++++ Input for this task

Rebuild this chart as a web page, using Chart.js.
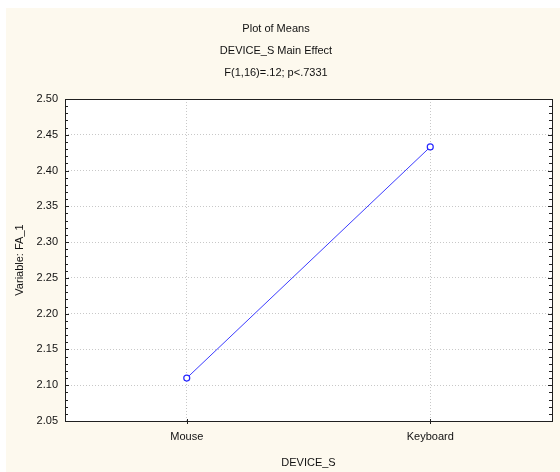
<!DOCTYPE html>
<html>
<head>
<meta charset="utf-8">
<script src="https://cdn.jsdelivr.net/npm/chart.js@4"></script>
<style>
  html, body { margin: 0; padding: 0; background: #ffffff; }
  #wrap { width: 560px; height: 472px; position: relative; }
</style>
</head>
<body>
<div id="wrap"><canvas id="myChart" width="560" height="472"></canvas></div>
<script>
// donnees du graphique
const categories = ['Mouse', 'Keyboard'];
const means = [2.11, 2.433];
const yTicks = [2.05, 2.10, 2.15, 2.20, 2.25, 2.30, 2.35, 2.40, 2.45, 2.50];
const titleLines = ['Plot of Means', 'DEVICE_S Main Effect', 'F(1,16)=.12; p<.7331'];

const police = "'Liberation Sans', Arial, sans-serif";

// fond creme + cadre + petites graduations
const cadre = {
  id: 'cadre',
  beforeDraw(chart) {
    const ctx = chart.ctx;
    ctx.save();
    ctx.fillStyle = '#fdf9ee';
    ctx.fillRect(6, 8, chart.width - 6, chart.height - 8);
    const a = chart.chartArea;
    ctx.fillStyle = '#ffffff';
    ctx.fillRect(a.left, a.top, a.right - a.left, a.bottom - a.top);
    ctx.restore();
  },
  afterDraw(chart) {
    const ctx = chart.ctx;
    const a = chart.chartArea;
    const y = chart.scales.y;
    const x = chart.scales.x;
    ctx.save();
    ctx.strokeStyle = '#202020';
    ctx.lineWidth = 1;
    ctx.strokeRect(Math.round(a.left) + 0.5, Math.round(a.top) + 0.5,
      Math.round(a.right - a.left), Math.round(a.bottom - a.top));
    ctx.beginPath();
    for (let i = 0; i <= 45; i++) {
      const v = yTicks[0] + i * 0.01;
      const py = Math.round(y.getPixelForValue(v)) + 0.5;
      const len = (i % 5 === 0) ? 4 : 3;
      ctx.moveTo(a.left, py); ctx.lineTo(a.left + len, py);
      ctx.moveTo(a.right, py); ctx.lineTo(a.right - len, py);
    }
    categories.forEach((c, i) => {
      const px = Math.round(x.getPixelForValue(i)) + 0.5;
      ctx.moveTo(px, a.bottom - 2); ctx.lineTo(px, a.bottom + 3);
    });
    ctx.stroke();
    ctx.restore();
  }
};

const data = {
  labels: categories,
  datasets: [{
    data: means,
    borderColor: 'rgb(60,60,255)',
    borderWidth: 1,
    pointRadius: 3,
    pointBorderWidth: 1.2,
    pointBackgroundColor: '#ffffff',
    pointBorderColor: 'rgb(40,40,255)',
    tension: 0
  }]
};

const config = {
  type: 'line',
  data: data,
  options: {
    responsive: false,
    animation: false,
    layout: { padding: { left: 0, right: 8, top: 0, bottom: 0 } },
    plugins: {
      legend: { display: false },
      tooltip: { enabled: false },
      title: {
        display: true,
        text: titleLines,
        color: '#111',
        font: { family: police, size: 11, weight: 'normal', lineHeight: 2 },
        padding: { top: 18, bottom: 15 }
      }
    },
    scales: {
      x: {
        offset: true,
        afterFit(s) { s.height = 51; },
        grid: { color: '#c8c8c8', drawTicks: false },
        border: { display: false, dash: [1, 2] },
        ticks: { color: '#111', font: { family: police, size: 11 }, padding: 9 },
        title: {
          display: true,
          text: 'DEVICE_S',
          color: '#111',
          font: { family: police, size: 11 },
          padding: { top: 0, bottom: 2 }
        }
      },
      y: {
        min: 2.05,
        max: 2.5,
        afterFit(s) { s.width = 65; },
        afterBuildTicks(s) { s.ticks = yTicks.map(v => ({ value: v })); },
        grid: { color: '#c8c8c8', drawTicks: false },
        border: { display: false, dash: [1, 2] },
        ticks: {
          color: '#111',
          font: { family: police, size: 11 },
          padding: 7,
          callback: v => Number(v).toFixed(2)
        },
        title: {
          display: true,
          text: 'Variable: FA_1',
          color: '#111',
          font: { family: police, size: 11 },
          padding: { top: 13, bottom: 0 }
        }
      }
    }
  },
  plugins: [cadre]
};

var myChart = new Chart(document.getElementById('myChart'), config);
</script>
</body>
</html>
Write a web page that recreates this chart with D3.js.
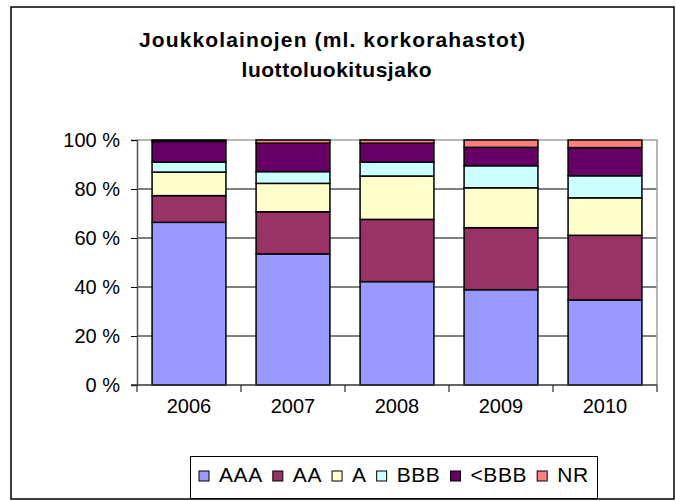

++++++++

◆ What to work on: Leave out the pictures and copy the rest of the material above exactly.

◆ Finished answer:
Rebuild this chart as a web page, using Chart.js.
<!DOCTYPE html>
<html>
<head>
<meta charset="utf-8">
<script src="https://cdn.jsdelivr.net/npm/chart.js@4"></script>
<style>
  html, body { margin: 0; padding: 0; background: #ffffff; }
  #wrap { width: 560px; height: 472px; position: relative; }
</style>
</head>
<body>
<div id="wrap"><canvas id="myChart" width="560" height="472"></canvas></div>
<script>
// donnees du graphique
const categories = ['Mouse', 'Keyboard'];
const means = [2.11, 2.433];
const yTicks = [2.05, 2.10, 2.15, 2.20, 2.25, 2.30, 2.35, 2.40, 2.45, 2.50];
const titleLines = ['Plot of Means', 'DEVICE_S Main Effect', 'F(1,16)=.12; p<.7331'];

const police = "'Liberation Sans', Arial, sans-serif";

// fond creme + cadre + petites graduations
const cadre = {
  id: 'cadre',
  beforeDraw(chart) {
    const ctx = chart.ctx;
    ctx.save();
    ctx.fillStyle = '#fdf9ee';
    ctx.fillRect(6, 8, chart.width - 6, chart.height - 8);
    const a = chart.chartArea;
    ctx.fillStyle = '#ffffff';
    ctx.fillRect(a.left, a.top, a.right - a.left, a.bottom - a.top);
    ctx.restore();
  },
  afterDraw(chart) {
    const ctx = chart.ctx;
    const a = chart.chartArea;
    const y = chart.scales.y;
    const x = chart.scales.x;
    ctx.save();
    ctx.strokeStyle = '#202020';
    ctx.lineWidth = 1;
    ctx.strokeRect(Math.round(a.left) + 0.5, Math.round(a.top) + 0.5,
      Math.round(a.right - a.left), Math.round(a.bottom - a.top));
    ctx.beginPath();
    for (let i = 0; i <= 45; i++) {
      const v = yTicks[0] + i * 0.01;
      const py = Math.round(y.getPixelForValue(v)) + 0.5;
      const len = (i % 5 === 0) ? 4 : 3;
      ctx.moveTo(a.left, py); ctx.lineTo(a.left + len, py);
      ctx.moveTo(a.right, py); ctx.lineTo(a.right - len, py);
    }
    categories.forEach((c, i) => {
      const px = Math.round(x.getPixelForValue(i)) + 0.5;
      ctx.moveTo(px, a.bottom - 2); ctx.lineTo(px, a.bottom + 3);
    });
    ctx.stroke();
    ctx.restore();
  }
};

const data = {
  labels: categories,
  datasets: [{
    data: means,
    borderColor: 'rgb(60,60,255)',
    borderWidth: 1,
    pointRadius: 3,
    pointBorderWidth: 1.2,
    pointBackgroundColor: '#ffffff',
    pointBorderColor: 'rgb(40,40,255)',
    tension: 0
  }]
};

const config = {
  type: 'line',
  data: data,
  options: {
    responsive: false,
    animation: false,
    layout: { padding: { left: 0, right: 8, top: 0, bottom: 0 } },
    plugins: {
      legend: { display: false },
      tooltip: { enabled: false },
      title: {
        display: true,
        text: titleLines,
        color: '#111',
        font: { family: police, size: 11, weight: 'normal', lineHeight: 2 },
        padding: { top: 18, bottom: 15 }
      }
    },
    scales: {
      x: {
        offset: true,
        afterFit(s) { s.height = 51; },
        grid: { color: '#c8c8c8', drawTicks: false },
        border: { display: false, dash: [1, 2] },
        ticks: { color: '#111', font: { family: police, size: 11 }, padding: 9 },
        title: {
          display: true,
          text: 'DEVICE_S',
          color: '#111',
          font: { family: police, size: 11 },
          padding: { top: 0, bottom: 2 }
        }
      },
      y: {
        min: 2.05,
        max: 2.5,
        afterFit(s) { s.width = 65; },
        afterBuildTicks(s) { s.ticks = yTicks.map(v => ({ value: v })); },
        grid: { color: '#c8c8c8', drawTicks: false },
        border: { display: false, dash: [1, 2] },
        ticks: {
          color: '#111',
          font: { family: police, size: 11 },
          padding: 7,
          callback: v => Number(v).toFixed(2)
        },
        title: {
          display: true,
          text: 'Variable: FA_1',
          color: '#111',
          font: { family: police, size: 11 },
          padding: { top: 13, bottom: 0 }
        }
      }
    }
  },
  plugins: [cadre]
};

var myChart = new Chart(document.getElementById('myChart'), config);
</script>
</body>
</html>
Write a web page that recreates this chart with D3.js.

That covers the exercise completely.